Hernanes: Hoje eles têm uma continuidade no trabalho. Eu me lembro quando eu cheguei lá que o CT estava para reformar, hoje já tem uma estrutura de nível top. Se você não investe na estrutura e quer contratar grandes jogadores, acaba que se formando uma incoerência. A estrutura é de fundamental importância. Esse é o primeiro passo. Depois a matéria-prima, manutenção dos jogadores. Quando você consegue manter isso com o tempo, começa a ser competitivo. Vai para a Champions, briga por título, esse é o caminho. Eles fizeram isso.
As estrelas da Inter atual, como Lautaro Martinez e Barella, são frequentemente especulados na Premier League. Você já disse que acha que o futebol inglês está acima do italiano em nível de qualidade. Eles teriam condições de dar esse salto?
Hernanes: Eu vejo o Lautaro mais pronto. Eu gosto muito do Barella, acho ele muito bom jogador, o único ponto é que na Premier League você tem que ter mais estrutura física, massa muscular, e ele é um pouco leve. Tudo bem que você pode pensar no Bernardo Silva — se eu visse ele antes, também diria que não é tão forte, mas tem feito a diferença. Isso me dá uma dúvida. O Barella tem condições, mas o Lautaro está mais pronto.
Depois de só um ano e meio na Inter, você saiu para a Juventus onde, enfim, ganhou o Campeonato Italiano, como o fez consecutivamente entre 2011 e 2020. O que explica tamanha hegemonia da Juve?
Hernanes: A Juventus tinha uma estrutura muito boa, mas sobretudo tinha o poder de aquisição muito maior. Na época compraram o Higuaín, maior destaque do Napoli. Eles tinham hegemonia porque contratavam os melhores da própria. No triângulo que consolida a base do sucesso de um clube — matéria-prima, ambiente e inteligência na gestão –, a Juventus tinha tudo com os melhores jogadores. Na Itália foi a melhor estrutura que eu encontrei.
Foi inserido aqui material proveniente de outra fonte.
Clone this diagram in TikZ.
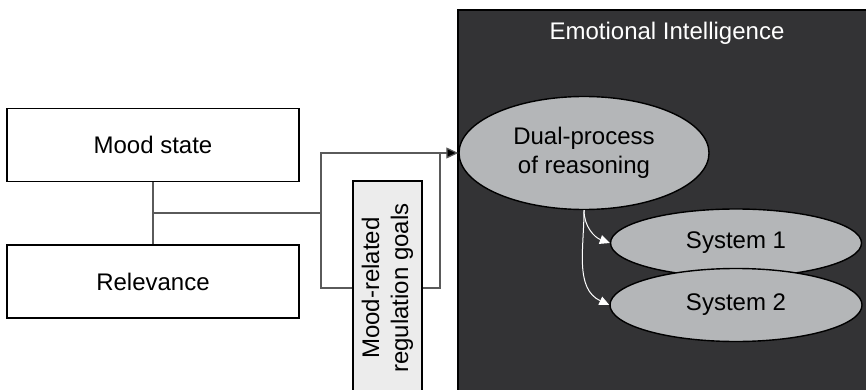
\documentclass[tikz,border=0pt]{standalone}
\usepackage{fontspec}
\setmainfont{Liberation Sans}
\usetikzlibrary{arrows.meta,shapes,positioning}

\definecolor{panel}{HTML}{333335}
\definecolor{oval}{HTML}{B4B6B8}
\definecolor{goalfill}{HTML}{ECECEC}
\definecolor{wire}{HTML}{5A5A5A}

\tikzset{
  factor/.style={draw, line width=0.8pt, minimum width=146pt, minimum height=36.5pt, inner sep=0pt},
  process/.style={ellipse, draw, line width=0.7pt, fill=oval, inner sep=0pt},
  wire/.style={draw=wire, line width=0.6pt},
  goalbox/.style={draw, line width=0.8pt, fill=goalfill, align=center, minimum width=107pt, minimum height=34.5pt, inner sep=0pt},
  flow/.style={white, line width=0.5pt, -{Triangle[length=5pt,width=4.5pt,fill=white]}}
}

\begin{document}
\begin{tikzpicture}[x=0.5pt,y=-0.5pt, font=\fontsize{12}{14.5}\selectfont]
\useasboundingbox (0,0) rectangle (866,390);

\fill [panel] (458,10) rectangle (866,390);
\draw [line width=0.8pt] (866,10) -- (458,10) -- (458,390);
\node [white] (ei) at (667,33) {Emotional Intelligence};

\node [factor] (mood) at (153,145) {Mood state};
\node [factor] (rel) at (153,281.5) {Relevance};

\coordinate (join) at (153,213);
\coordinate (lefttop) at (321,153);
\coordinate (leftbot) at (321,288);
\coordinate (rightbot) at (440,288);
\coordinate (righttop) at (440,153);

\draw [wire] (mood.south) -- (rel.north);
\draw [wire] (join) -- (join -| lefttop);
\draw [wire] (lefttop) -- (leftbot) -- (rightbot) -- (righttop) -- cycle;

\node [goalbox, rotate=90] (goals) at (387.5,288) {Mood-related\\regulation goals};

\node [process, minimum width=125pt, minimum height=56.5pt, align=center] (dual) at (584,153) {Dual-process\\of reasoning};
\node [process, minimum width=125.5pt, minimum height=34pt] (sys1) at (736,243) {System 1};
\node [process, minimum width=126pt, minimum height=36.5pt] (sys2) at (736,305) {System 2};

\draw [wire, -{Triangle[length=6pt,width=5.5pt,fill=black]}] (righttop) -- (dual.west);

\draw [flow] (dual.south) to [out=-90,in=160] (sys1.west);
\draw [flow] (dual.south) to [out=-90,in=155] (sys2.west);
\end{tikzpicture}
\end{document}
Você teve propostas para sair da Itália?
Hernanes: Depois que eu parei, comecei a pensar que teria sido legal jogar na Inglaterra. Mas quando eu jogava, não vislumbrava — tanto que queria ter ficado 10 anos na Inter. Também nunca tive propostas concretas.
Hernanes foi o camisa 11 da Juventus de Pogba e Bonucci – Foto: Twitter @juventusfc
Os melhores companheiros da carreira e o futuro longe dos gramados
Você pensa em se tornar treinador?
Hernanes: Por enquanto, o foco está nos meus negócios. Eu vou fazer um curso de treinador da Federação Italiana agora, no meio do ano, só para aprender um pouco mais. Mas se tudo for bem nos negócios, não quero ser treinador. Mas ninguém sabe o dia de amanhã. No futebol sempre tem alguma coisa para fazer. Também gostei muito de ser comentarista.
Qual foi o melhor jogador com quem você jogou?
Hernanes: O melhor foi o Neymar, mas o mais especial foi o Ronaldinho Gaúcho.
E o melhor adversário?
Hernanes: Na época que eu jogava muito de volante tinha o Valdívia, do Palmeiras. Era muito liso, habilidoso, eu ficava muito pensativo quando ia jogar contra ele.
Em relação aos treinadores, com quem você se deu melhor?
Hernanes: O que tirou o melhor de mim foi o Dorival Júnior. E jogando como um meia mais avançado, como foi na Lazio também.
Faltou algo na sua carreira?
Hernanes: Não faltou nada… claro que queria ter ganhado mais coisas, mas quando você amadurece, você entende que o grande título que pode carregar é que você deu tudo em busca do queria e acreditava. Ganhar e ter sucesso é muito complexo, e ninguém pode te garantir isso. O que você pode garantir é dedicar sua alma e sua energia vital, e isso eu fiz. Temos que sonhar grande: mire o sol e, se você errar, ainda vai estar nas estrelas. É o que aconteceu comigo. Mirei o mais alto possível, sonhei com os maiores sonhos. Alguns eu não consegui realizar, mas ainda fiquei entre as estrelas.